Niagara Frontier Section member Theodore P. Wright, Founder Member and past president of the IAS and Honorary Fellow of AIAA, passes away at age 75. Wright served as director of the Aircraft Resources Control Board during World War II, Administrator of the Civil Aeronautics Board 1944–1948, and then president of Cornell Aeronautical Laboratory. His colleague William Sears wrote that Wright “received almost every honor bestowed in our profession.”

3/4/71

The Buffalo Evening News reports on a two-day workshop for unemployed aerospace professionals, jointly sponsored by the AIAA Niagara Frontier Section and the U.S. Labor Department. Section chair Joseph DiCamillo stressed the discussion-group format, designed “not to find jobs but to give participants the edge in getting a job.”

2/18/72 and 4/14/72

LtCol William “Pete” Knight and A. Scott Crossfield speak to the February and April Aero Club of Buffalo meetings, respectively. Both flew the X-15 — Knight to Mach 6.7. Crossfield was the first pilot to reach Mach 2.

10/6/72

William Gisel, president of Bell Aerosystems, presents the Niagara Frontier Section annual Aerospace Pioneer Award to William Smith of Bell, who over a 34-year career worked on the X-1, X-2, X-22, and various hovercraft before retiring as president of Bell Canada.
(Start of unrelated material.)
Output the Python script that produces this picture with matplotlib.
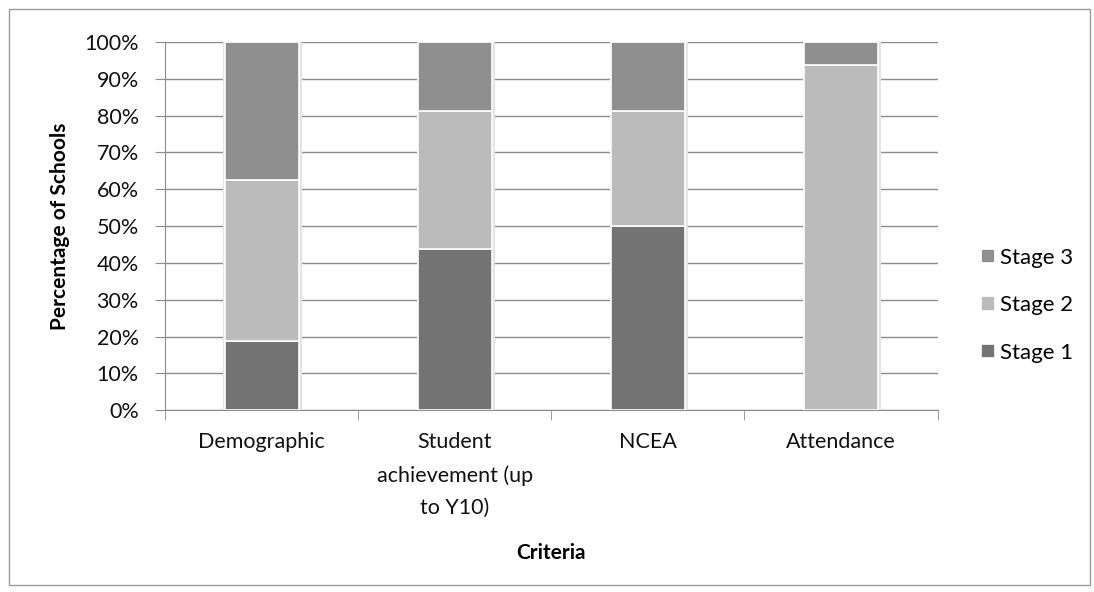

The meeting is attended by Rep. Jack Kemp of New York’s 39th Congressional District.

1/31/73

Dr. John Powers, chief environmental scientist in the FAA Environmental Quality Office, speaks to the section on aircraft noise, warning that “taxpayer suits and possible curfews on night air operations face the aviation industry unless further reductions in aircraft noise are made.”

January 1977

From January 28th to February 1st, Buffalo’s legendary “Blizzard of ’77” strands thousands at work, including past Niagara Frontier Section chair Mort Schorr and colleague Geoff Nixon at the Bell Aerospace plant in Niagara Falls. To pass the time they designed and folded paper airplanes — an experience that led them to publish three volumes of paper aircraft designs, eventually available in the Smithsonian Air and Space Museum and Air Force Museum shops.

3/10/77

Robert Saitta of Aerospatiale speaks on the future of the Concorde supersonic transport at a joint dinner meeting of the AIAA Niagara Frontier Section and IEEE Buffalo Section.

10/12/79

Dr. Richard Hallion, Curator of Science and Technology at the National Air and Space Museum, speaks to the Aero Club of Buffalo on “Antecedents of the Space Shuttle.” This begins a long friendship between Hallion and the Niagara Frontier Section — rooted in his senior thesis on the Bell X-1 and X-2 high-speed flight research program.